§ WHAT THE EXERCISE ASKS
Please output the data below exactly as given, starting at its first line and stopping after the line that contains "BOUNCE_E, BOUNCE_F, BOUNCE_G];".

§ DATA BLOCK
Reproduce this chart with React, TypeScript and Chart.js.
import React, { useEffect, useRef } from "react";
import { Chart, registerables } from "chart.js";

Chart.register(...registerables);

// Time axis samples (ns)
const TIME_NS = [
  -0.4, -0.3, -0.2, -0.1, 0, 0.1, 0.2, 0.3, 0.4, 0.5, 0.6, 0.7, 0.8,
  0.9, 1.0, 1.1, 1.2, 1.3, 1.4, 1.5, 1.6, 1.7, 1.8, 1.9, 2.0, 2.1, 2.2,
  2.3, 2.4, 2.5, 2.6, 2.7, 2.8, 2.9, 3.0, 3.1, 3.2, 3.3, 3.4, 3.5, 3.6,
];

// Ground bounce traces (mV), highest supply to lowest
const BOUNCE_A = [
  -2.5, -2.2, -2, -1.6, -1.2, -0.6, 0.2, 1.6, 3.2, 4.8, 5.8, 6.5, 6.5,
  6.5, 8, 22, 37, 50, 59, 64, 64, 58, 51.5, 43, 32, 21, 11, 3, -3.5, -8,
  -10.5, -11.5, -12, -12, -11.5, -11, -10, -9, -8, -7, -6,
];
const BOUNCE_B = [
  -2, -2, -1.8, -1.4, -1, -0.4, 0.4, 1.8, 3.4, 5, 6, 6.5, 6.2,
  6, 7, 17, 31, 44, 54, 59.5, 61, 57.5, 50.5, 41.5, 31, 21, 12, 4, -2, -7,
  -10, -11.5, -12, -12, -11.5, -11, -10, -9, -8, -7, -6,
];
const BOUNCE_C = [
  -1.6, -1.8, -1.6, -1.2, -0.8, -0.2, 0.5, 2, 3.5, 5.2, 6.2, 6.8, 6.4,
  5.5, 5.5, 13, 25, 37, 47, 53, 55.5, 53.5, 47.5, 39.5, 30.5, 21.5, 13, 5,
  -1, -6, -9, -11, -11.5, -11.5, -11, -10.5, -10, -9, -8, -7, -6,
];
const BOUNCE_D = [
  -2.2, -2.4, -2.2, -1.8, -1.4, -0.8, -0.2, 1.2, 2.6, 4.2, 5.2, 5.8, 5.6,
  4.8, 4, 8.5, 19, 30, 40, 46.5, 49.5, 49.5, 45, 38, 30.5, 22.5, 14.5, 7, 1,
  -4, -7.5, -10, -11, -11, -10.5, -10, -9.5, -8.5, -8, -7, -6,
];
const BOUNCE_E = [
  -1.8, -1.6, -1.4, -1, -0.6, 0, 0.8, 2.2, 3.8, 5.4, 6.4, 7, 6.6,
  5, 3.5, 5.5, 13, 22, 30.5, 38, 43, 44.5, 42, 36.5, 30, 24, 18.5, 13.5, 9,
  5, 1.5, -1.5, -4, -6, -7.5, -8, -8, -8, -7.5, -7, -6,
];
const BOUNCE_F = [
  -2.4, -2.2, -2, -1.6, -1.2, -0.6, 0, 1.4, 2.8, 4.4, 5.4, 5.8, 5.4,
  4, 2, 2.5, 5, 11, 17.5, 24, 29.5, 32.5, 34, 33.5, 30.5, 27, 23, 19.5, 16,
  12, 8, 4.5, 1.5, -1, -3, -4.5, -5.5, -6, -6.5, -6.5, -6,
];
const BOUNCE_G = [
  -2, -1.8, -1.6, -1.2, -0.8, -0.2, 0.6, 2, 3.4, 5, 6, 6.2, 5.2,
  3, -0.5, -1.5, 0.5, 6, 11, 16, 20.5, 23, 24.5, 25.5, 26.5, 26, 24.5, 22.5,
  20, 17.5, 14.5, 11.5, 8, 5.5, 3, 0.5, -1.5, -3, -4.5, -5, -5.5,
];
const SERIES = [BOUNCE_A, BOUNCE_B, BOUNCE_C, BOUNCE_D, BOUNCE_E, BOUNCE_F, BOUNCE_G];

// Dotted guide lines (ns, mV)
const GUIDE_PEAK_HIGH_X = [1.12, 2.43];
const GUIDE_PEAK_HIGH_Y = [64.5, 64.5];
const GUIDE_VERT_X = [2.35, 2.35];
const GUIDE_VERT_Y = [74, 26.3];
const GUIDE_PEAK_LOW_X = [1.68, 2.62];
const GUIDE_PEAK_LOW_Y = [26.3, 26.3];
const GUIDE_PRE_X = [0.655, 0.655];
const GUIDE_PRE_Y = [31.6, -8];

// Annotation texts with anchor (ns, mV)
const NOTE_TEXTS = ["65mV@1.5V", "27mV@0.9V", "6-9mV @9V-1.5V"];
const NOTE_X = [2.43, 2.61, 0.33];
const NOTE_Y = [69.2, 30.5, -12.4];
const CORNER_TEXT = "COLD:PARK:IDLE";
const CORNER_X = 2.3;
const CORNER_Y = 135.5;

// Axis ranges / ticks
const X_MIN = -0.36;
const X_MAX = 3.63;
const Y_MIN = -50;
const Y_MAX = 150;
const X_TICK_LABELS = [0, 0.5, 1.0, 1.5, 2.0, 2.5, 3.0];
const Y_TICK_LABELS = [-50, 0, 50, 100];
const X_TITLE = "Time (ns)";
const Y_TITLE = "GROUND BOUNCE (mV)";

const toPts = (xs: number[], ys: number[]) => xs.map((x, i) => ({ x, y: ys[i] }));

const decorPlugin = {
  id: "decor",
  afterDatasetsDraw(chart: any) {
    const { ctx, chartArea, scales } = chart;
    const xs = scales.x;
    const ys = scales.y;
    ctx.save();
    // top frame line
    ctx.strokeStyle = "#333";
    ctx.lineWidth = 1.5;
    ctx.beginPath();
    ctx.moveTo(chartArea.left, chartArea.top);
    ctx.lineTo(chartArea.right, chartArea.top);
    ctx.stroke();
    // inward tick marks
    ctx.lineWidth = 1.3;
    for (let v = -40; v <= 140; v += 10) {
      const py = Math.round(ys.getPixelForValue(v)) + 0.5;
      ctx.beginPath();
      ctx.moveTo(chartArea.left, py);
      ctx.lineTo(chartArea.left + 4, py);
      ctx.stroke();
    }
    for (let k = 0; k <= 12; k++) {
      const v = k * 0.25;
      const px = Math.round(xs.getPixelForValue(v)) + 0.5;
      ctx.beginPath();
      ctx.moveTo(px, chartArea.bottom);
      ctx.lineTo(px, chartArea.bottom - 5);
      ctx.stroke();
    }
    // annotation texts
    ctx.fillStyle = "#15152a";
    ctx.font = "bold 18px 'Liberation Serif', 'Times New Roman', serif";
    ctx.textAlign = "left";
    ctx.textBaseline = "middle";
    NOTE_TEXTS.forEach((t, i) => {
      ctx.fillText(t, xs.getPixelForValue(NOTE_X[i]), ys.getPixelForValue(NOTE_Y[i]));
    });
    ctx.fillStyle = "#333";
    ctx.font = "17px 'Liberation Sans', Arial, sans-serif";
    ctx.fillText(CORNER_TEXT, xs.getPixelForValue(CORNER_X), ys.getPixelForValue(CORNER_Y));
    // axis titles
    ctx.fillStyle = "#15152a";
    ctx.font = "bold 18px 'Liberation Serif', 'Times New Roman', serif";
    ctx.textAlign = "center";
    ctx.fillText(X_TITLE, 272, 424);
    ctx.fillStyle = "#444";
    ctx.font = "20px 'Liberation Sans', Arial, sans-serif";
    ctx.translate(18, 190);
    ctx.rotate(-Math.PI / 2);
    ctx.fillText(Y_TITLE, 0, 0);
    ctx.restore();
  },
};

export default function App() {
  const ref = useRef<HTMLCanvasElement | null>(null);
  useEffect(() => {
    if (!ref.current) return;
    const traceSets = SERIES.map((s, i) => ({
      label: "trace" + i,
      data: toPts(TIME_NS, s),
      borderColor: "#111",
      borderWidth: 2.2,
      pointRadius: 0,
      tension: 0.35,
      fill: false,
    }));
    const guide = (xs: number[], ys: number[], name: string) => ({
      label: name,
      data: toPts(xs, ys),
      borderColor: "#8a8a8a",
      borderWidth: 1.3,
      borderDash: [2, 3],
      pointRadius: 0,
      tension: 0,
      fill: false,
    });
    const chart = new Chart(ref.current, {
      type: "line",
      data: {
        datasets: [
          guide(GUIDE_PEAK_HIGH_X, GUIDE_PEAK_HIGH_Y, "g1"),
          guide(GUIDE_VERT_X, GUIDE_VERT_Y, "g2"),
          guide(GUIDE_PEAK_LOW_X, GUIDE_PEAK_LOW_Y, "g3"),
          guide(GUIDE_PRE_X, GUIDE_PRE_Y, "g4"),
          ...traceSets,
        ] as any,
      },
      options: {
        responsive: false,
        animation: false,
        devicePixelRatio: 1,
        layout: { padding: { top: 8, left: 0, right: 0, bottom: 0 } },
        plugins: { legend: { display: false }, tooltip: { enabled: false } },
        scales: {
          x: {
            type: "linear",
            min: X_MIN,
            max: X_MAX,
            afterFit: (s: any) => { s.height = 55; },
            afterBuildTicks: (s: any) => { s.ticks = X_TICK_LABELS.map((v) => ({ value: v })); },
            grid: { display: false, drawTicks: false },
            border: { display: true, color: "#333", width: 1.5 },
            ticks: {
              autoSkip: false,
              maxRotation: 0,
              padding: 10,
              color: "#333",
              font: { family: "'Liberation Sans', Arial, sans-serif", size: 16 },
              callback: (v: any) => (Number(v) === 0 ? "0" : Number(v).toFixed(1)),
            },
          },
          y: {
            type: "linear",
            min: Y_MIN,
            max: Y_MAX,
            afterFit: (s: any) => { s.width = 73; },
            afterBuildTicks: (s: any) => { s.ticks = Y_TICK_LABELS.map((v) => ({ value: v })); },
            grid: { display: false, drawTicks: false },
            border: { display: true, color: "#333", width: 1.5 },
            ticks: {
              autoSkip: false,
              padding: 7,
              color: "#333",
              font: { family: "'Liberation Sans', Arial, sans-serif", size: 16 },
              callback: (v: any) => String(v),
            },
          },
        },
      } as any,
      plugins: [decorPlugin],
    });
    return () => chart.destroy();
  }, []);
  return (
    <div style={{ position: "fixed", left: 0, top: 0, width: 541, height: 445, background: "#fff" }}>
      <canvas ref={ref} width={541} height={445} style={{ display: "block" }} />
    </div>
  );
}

§ RESPONSE TO THE TASK
Reproduce this chart with React, TypeScript and Chart.js.
import React, { useEffect, useRef } from "react";
import { Chart, registerables } from "chart.js";

Chart.register(...registerables);

// Time axis samples (ns)
const TIME_NS = [
  -0.4, -0.3, -0.2, -0.1, 0, 0.1, 0.2, 0.3, 0.4, 0.5, 0.6, 0.7, 0.8,
  0.9, 1.0, 1.1, 1.2, 1.3, 1.4, 1.5, 1.6, 1.7, 1.8, 1.9, 2.0, 2.1, 2.2,
  2.3, 2.4, 2.5, 2.6, 2.7, 2.8, 2.9, 3.0, 3.1, 3.2, 3.3, 3.4, 3.5, 3.6,
];

// Ground bounce traces (mV), highest supply to lowest
const BOUNCE_A = [
  -2.5, -2.2, -2, -1.6, -1.2, -0.6, 0.2, 1.6, 3.2, 4.8, 5.8, 6.5, 6.5,
  6.5, 8, 22, 37, 50, 59, 64, 64, 58, 51.5, 43, 32, 21, 11, 3, -3.5, -8,
  -10.5, -11.5, -12, -12, -11.5, -11, -10, -9, -8, -7, -6,
];
const BOUNCE_B = [
  -2, -2, -1.8, -1.4, -1, -0.4, 0.4, 1.8, 3.4, 5, 6, 6.5, 6.2,
  6, 7, 17, 31, 44, 54, 59.5, 61, 57.5, 50.5, 41.5, 31, 21, 12, 4, -2, -7,
  -10, -11.5, -12, -12, -11.5, -11, -10, -9, -8, -7, -6,
];
const BOUNCE_C = [
  -1.6, -1.8, -1.6, -1.2, -0.8, -0.2, 0.5, 2, 3.5, 5.2, 6.2, 6.8, 6.4,
  5.5, 5.5, 13, 25, 37, 47, 53, 55.5, 53.5, 47.5, 39.5, 30.5, 21.5, 13, 5,
  -1, -6, -9, -11, -11.5, -11.5, -11, -10.5, -10, -9, -8, -7, -6,
];
const BOUNCE_D = [
  -2.2, -2.4, -2.2, -1.8, -1.4, -0.8, -0.2, 1.2, 2.6, 4.2, 5.2, 5.8, 5.6,
  4.8, 4, 8.5, 19, 30, 40, 46.5, 49.5, 49.5, 45, 38, 30.5, 22.5, 14.5, 7, 1,
  -4, -7.5, -10, -11, -11, -10.5, -10, -9.5, -8.5, -8, -7, -6,
];
const BOUNCE_E = [
  -1.8, -1.6, -1.4, -1, -0.6, 0, 0.8, 2.2, 3.8, 5.4, 6.4, 7, 6.6,
  5, 3.5, 5.5, 13, 22, 30.5, 38, 43, 44.5, 42, 36.5, 30, 24, 18.5, 13.5, 9,
  5, 1.5, -1.5, -4, -6, -7.5, -8, -8, -8, -7.5, -7, -6,
];
const BOUNCE_F = [
  -2.4, -2.2, -2, -1.6, -1.2, -0.6, 0, 1.4, 2.8, 4.4, 5.4, 5.8, 5.4,
  4, 2, 2.5, 5, 11, 17.5, 24, 29.5, 32.5, 34, 33.5, 30.5, 27, 23, 19.5, 16,
  12, 8, 4.5, 1.5, -1, -3, -4.5, -5.5, -6, -6.5, -6.5, -6,
];
const BOUNCE_G = [
  -2, -1.8, -1.6, -1.2, -0.8, -0.2, 0.6, 2, 3.4, 5, 6, 6.2, 5.2,
  3, -0.5, -1.5, 0.5, 6, 11, 16, 20.5, 23, 24.5, 25.5, 26.5, 26, 24.5, 22.5,
  20, 17.5, 14.5, 11.5, 8, 5.5, 3, 0.5, -1.5, -3, -4.5, -5, -5.5,
];
const SERIES = [BOUNCE_A, BOUNCE_B, BOUNCE_C, BOUNCE_D, BOUNCE_E, BOUNCE_F, BOUNCE_G];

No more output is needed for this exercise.